Una mañana fría antes de ir a clase, un amigo me invitó a almorzar. Acepté verlo al medio día. Minutos después de sentarnos en el comedor universitario, mi amigo reveló el motivo de su invitación: “Necesito que vengas a la misión médica a Ecuador porque mis dos traductores se retiraron ayer. Necesito un traductor”. Sabía que Joe estaba a cargo de esta misión médica, pero yo no tenía ningún deseo de participar en una de las varias oportunidades misioneras ofrecidas por la universidad durante las vacaciones de primavera. Después de escucharlo por unos diez minutos lo interrumpí, “¿para cuándo necesitas una respuesta?” Sonrió y dijo: “para cuando terminemos de almorzar”.
Cuatro semanas después abordé a un avión con destino a Quito, y al día siguiente estaba en un autobús en camino hacia la costa. Aunque un hostal en la ciudad de Muisne se convirtió en nuestra base de operaciones, un pequeño grupo de nosotros viajó por varias horas a caballo a un pueblo remoto para llevar a cabo una clínica médica por tres días. Dormimos sobre un piso duro de madera y comimos lo que la señora en el comedor comunitario preparaba. Una mañana abordamos un pequeño bote en el río Muisne y nos dirigimos sin temor hacia el Pacífico. El bote ascendía las enormes olas y caíamos con fuerza hacia el lado opuesto. Era como una montaña rusa, pero con la posibilidad de ser tragados por el mar. Llegamos al pueblo de San Francisco donde nos quitamos los zapatos, nos remangamos los pantalones y caminamos hacia la orilla con nuestros equipos y medicamentos.

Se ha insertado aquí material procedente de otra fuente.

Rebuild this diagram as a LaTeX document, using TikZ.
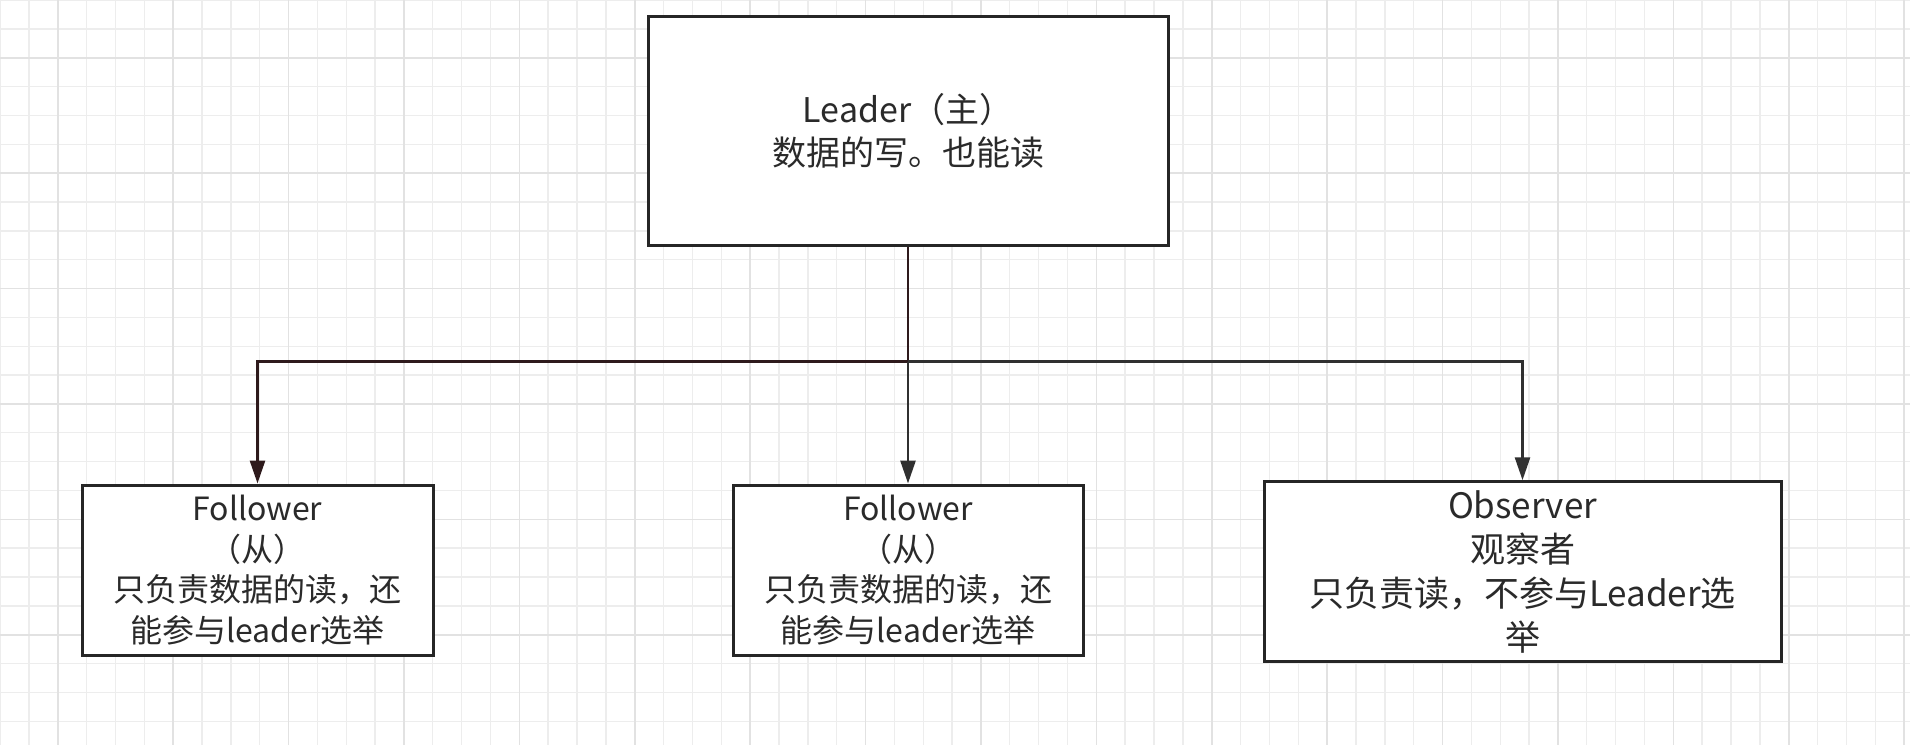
\documentclass[tikz,border=0pt]{standalone}
\usepackage{fontspec}
\setmainfont{Noto Sans CJK SC}
\usetikzlibrary{arrows.meta}
\definecolor{gridminor}{HTML}{EDEDED}
\definecolor{gridmajor}{HTML}{E2E2E2}
\definecolor{boxline}{HTML}{262626}
\definecolor{txt}{HTML}{2A2A2A}
\definecolor{linkgray}{HTML}{303030}
\definecolor{linkdark}{HTML}{2E1A1C}
\tikzset{
  box/.style={draw=boxline, line width=1.5pt, fill=white, rectangle,
    inner sep=0pt, align=center, text=txt},
  link/.style={line width=1.35pt, draw=linkgray},
  linkred/.style={line width=1.35pt, draw=linkdark},
  tip/.style={-{Triangle[width=7.5pt,length=11.5pt]}},
}
\begin{document}
\begin{tikzpicture}[x=0.5pt,y=-0.5pt]
\useasboundingbox (0,0) rectangle (1910,745);
% background grid
\fill[white] (0,0) rectangle (1910,745);
\foreach \i in {0,...,66} \draw[gridminor, line width=0.7pt] (\i*28.85,0) -- (\i*28.85,745);
\foreach \j in {0,...,25} \draw[gridminor, line width=0.7pt] (0,\j*28.85) -- (1910,\j*28.85);
\foreach \i in {2,6,...,66} \draw[gridmajor, line width=0.8pt] (\i*28.85,0) -- (\i*28.85,745);
\foreach \j in {2,6,...,25} \draw[gridmajor, line width=0.8pt] (0,\j*28.85) -- (1910,\j*28.85);

% nodes
\node[box, minimum width=260pt, minimum height=114.5pt,
  font=\fontsize{17}{21.5}\selectfont] (leader) at (908,130.5)
  {Leader（主）\\数据的写。也能读};
\node[box, minimum width=175.5pt, minimum height=85pt,
  font=\fontsize{16}{20.3}\selectfont] (f1) at (257.5,570)
  {Follower\\（从）\\只负责数据的读，还\\能参与leader选举};
\node[box, minimum width=175pt, minimum height=85pt,
  font=\fontsize{16}{20.3}\selectfont] (f2) at (908,570)
  {Follower\\（从）\\只负责数据的读，还\\能参与leader选举};
\node[box, minimum width=258.5pt, minimum height=90pt,
  font=\fontsize{17.5}{22}\selectfont] (obs) at (1522.5,571.75)
  {Observer\\观察者\\只负责读，不参与Leader选\\举};

% connectors
\coordinate (hub) at (908,361.5);
\draw[linkred] (leader.south) -- (hub);
\draw[linkred, tip] (hub) -| (f1.north);
\draw[link, tip] (hub) -- (f2.north);
\draw[link, tip] (hub) -| (obs.north);
\end{tikzpicture}
\end{document}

Durante estos días de misión vi a dos mujeres pelearse por el último tubo de pasta de dientes disponible. Vi a un sacerdote bautizar y confirmar a un bebé recién nacido moribundo cuya madre había traído a la clínica pero no podía hacer el difícil y largo viaje al hospital. Cada día traduje entre doce a quince horas para un pediatra quien veía niño tras niño, familia tras familia, todos buscando ser sanados, aferrándose a una nueva esperanza que su comunidad no podía ofrecerles. En las palabras del Papa Francisco, me encontré en los márgenes o las periferias de la sociedad, y experimenté de primera mano la realidad del inimaginable sufrimiento humano. Al mismo tiempo, estaba consciente de la esperanza que el evangelio brindaba a las personas que servíamos. Una señora de Musine que trabajó con nosotros me comentó que ver a veinte jóvenes de los Estados Unidos llenos de alegría la alentó a ella y a su comunidad. “Siempre pensé que las personas en los Estados Unidos no tenían ningún uso para la religión, pero esto me demuestra lo contrario”, me confió.
San Juan Pablo II, un hombre que cargó sobre sí mismo gran dolor y sufrimiento, enfatizó la necesidad de actos de amor en respuesta al sufrimiento humano en su Carta Apostólica Salvifici Doloris. Cada vez que realizamos un acto de amor para remediar el sufrimiento humano, es Jesús quien experimenta sus efectos. “[Jesús] mismo es el que en cada uno experimenta el amor; Él mismo es el que recibe ayuda, cuando esto se hace a cada uno que sufre sin excepción. Él mismo está presente en quien sufre, porque su sufrimiento salvífico se ha abierto de una vez para siempre a todo sufrimiento humano”. El sufrimiento nos desconcierta, sin embargo, dos cosas son seguras: Jesús acompaña a los que sufren y Jesús nos incita a responder demostrando compasión hacia los que sufren.